**SUPPLIED ENTRIES:**
=-=-=-=-=

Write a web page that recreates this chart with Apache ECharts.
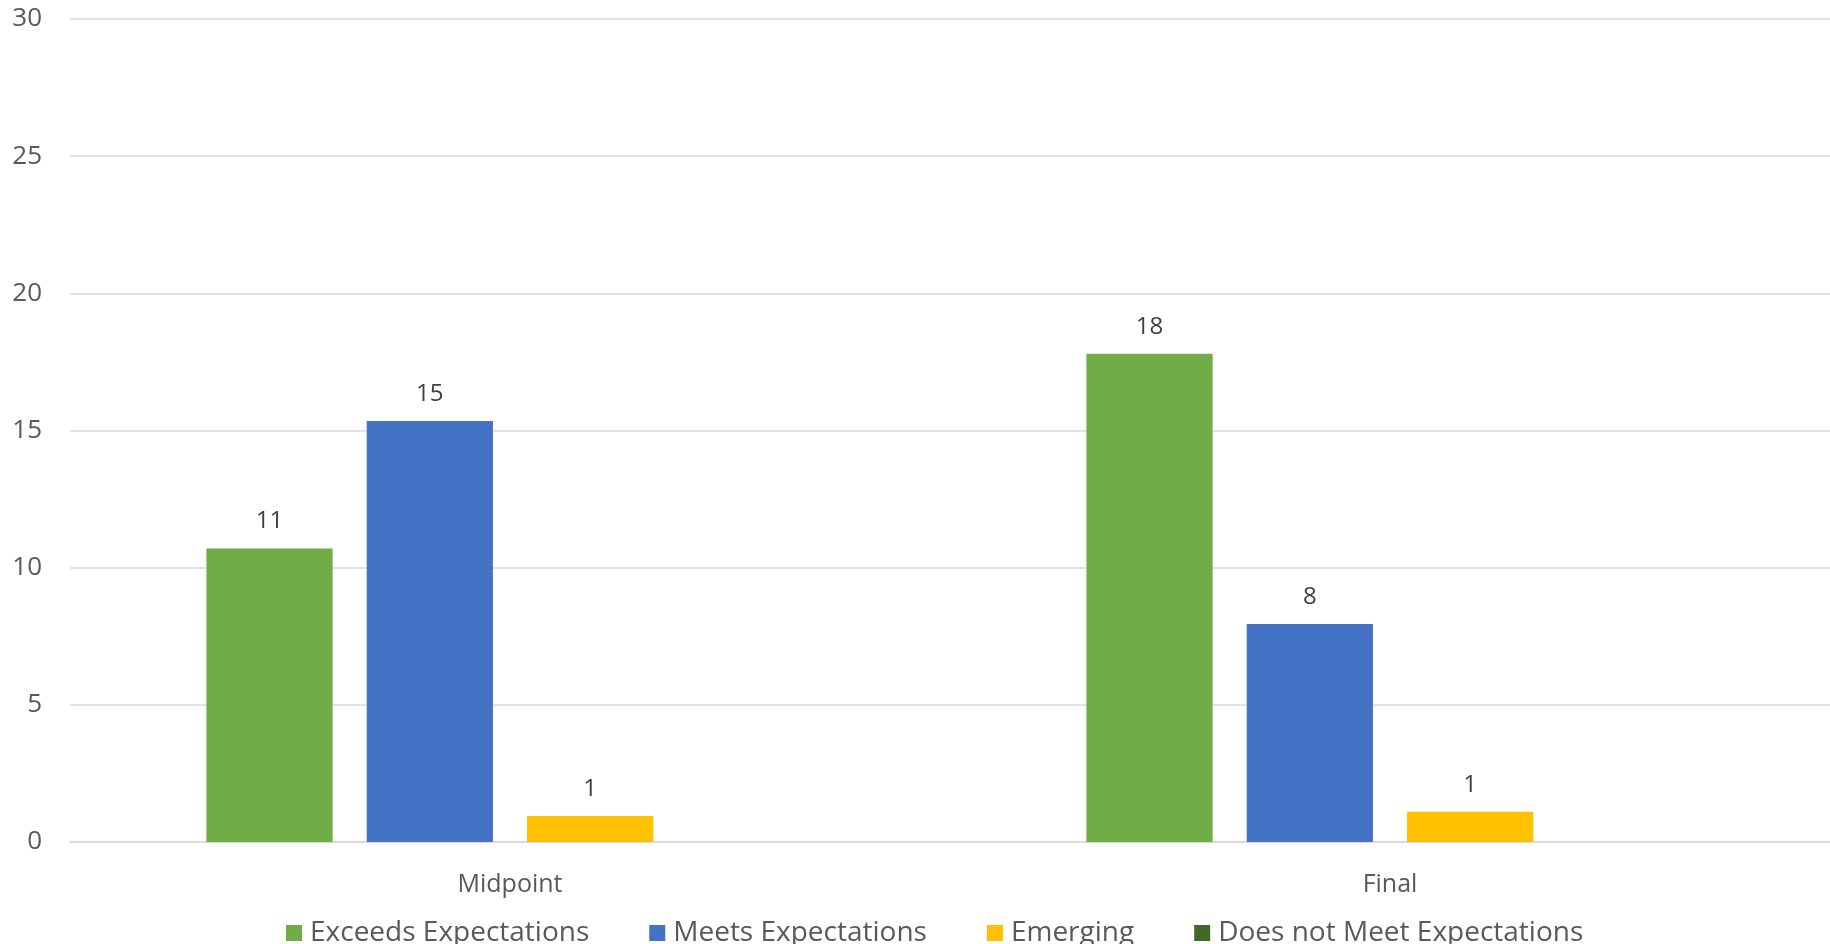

=-=-=-=-=

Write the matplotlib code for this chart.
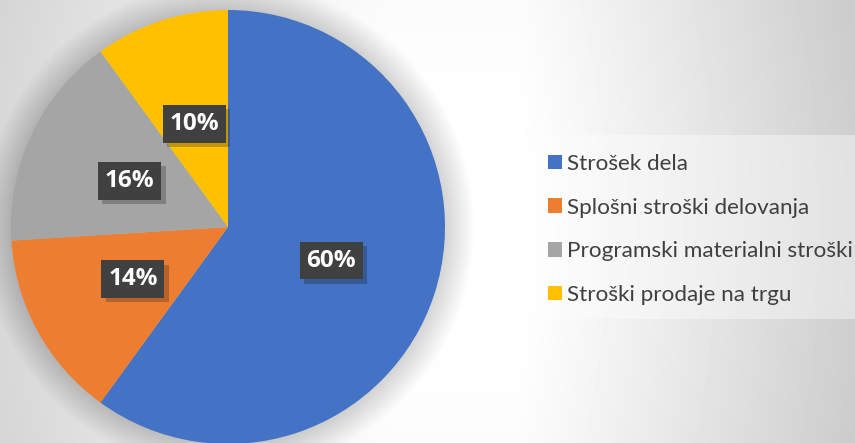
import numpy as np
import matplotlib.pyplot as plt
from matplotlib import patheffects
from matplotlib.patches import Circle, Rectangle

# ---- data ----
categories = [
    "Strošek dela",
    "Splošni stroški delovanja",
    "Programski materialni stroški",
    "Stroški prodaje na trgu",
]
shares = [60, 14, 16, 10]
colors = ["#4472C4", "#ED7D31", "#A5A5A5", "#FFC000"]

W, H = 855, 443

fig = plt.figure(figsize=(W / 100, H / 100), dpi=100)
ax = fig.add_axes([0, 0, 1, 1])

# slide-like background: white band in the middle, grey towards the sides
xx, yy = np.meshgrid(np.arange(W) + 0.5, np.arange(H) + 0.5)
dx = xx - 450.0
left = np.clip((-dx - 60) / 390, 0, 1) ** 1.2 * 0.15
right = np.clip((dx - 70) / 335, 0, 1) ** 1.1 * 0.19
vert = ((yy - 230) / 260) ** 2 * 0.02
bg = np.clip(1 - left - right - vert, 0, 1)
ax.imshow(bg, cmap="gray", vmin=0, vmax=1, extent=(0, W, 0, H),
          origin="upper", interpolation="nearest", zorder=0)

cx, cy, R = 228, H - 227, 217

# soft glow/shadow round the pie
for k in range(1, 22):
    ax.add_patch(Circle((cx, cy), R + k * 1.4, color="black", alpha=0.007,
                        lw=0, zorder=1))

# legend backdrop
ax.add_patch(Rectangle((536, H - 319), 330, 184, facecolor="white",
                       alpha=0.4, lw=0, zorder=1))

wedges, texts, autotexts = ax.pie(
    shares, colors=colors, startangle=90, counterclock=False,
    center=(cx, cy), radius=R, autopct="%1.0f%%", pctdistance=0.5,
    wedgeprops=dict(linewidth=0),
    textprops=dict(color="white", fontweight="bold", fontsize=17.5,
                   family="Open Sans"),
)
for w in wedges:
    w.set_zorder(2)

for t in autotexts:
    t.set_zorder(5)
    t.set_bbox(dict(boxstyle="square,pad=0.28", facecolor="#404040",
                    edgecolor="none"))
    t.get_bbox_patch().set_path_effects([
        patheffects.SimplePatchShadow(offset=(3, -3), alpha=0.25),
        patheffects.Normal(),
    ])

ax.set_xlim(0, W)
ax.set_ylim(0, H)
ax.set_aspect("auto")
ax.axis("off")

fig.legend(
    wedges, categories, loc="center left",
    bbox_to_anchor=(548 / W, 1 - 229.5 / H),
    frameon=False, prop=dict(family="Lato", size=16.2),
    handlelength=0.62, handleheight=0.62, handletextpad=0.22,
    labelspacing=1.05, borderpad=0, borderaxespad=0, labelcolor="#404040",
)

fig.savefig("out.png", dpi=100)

=-=-=-=-=

Review the material and copy each line in which the word "matplotlib" appears.

**ANSWER FOR THIS EXERCISE:**
Write the matplotlib code for this chart.
import matplotlib.pyplot as plt
from matplotlib import patheffects
from matplotlib.patches import Circle, Rectangle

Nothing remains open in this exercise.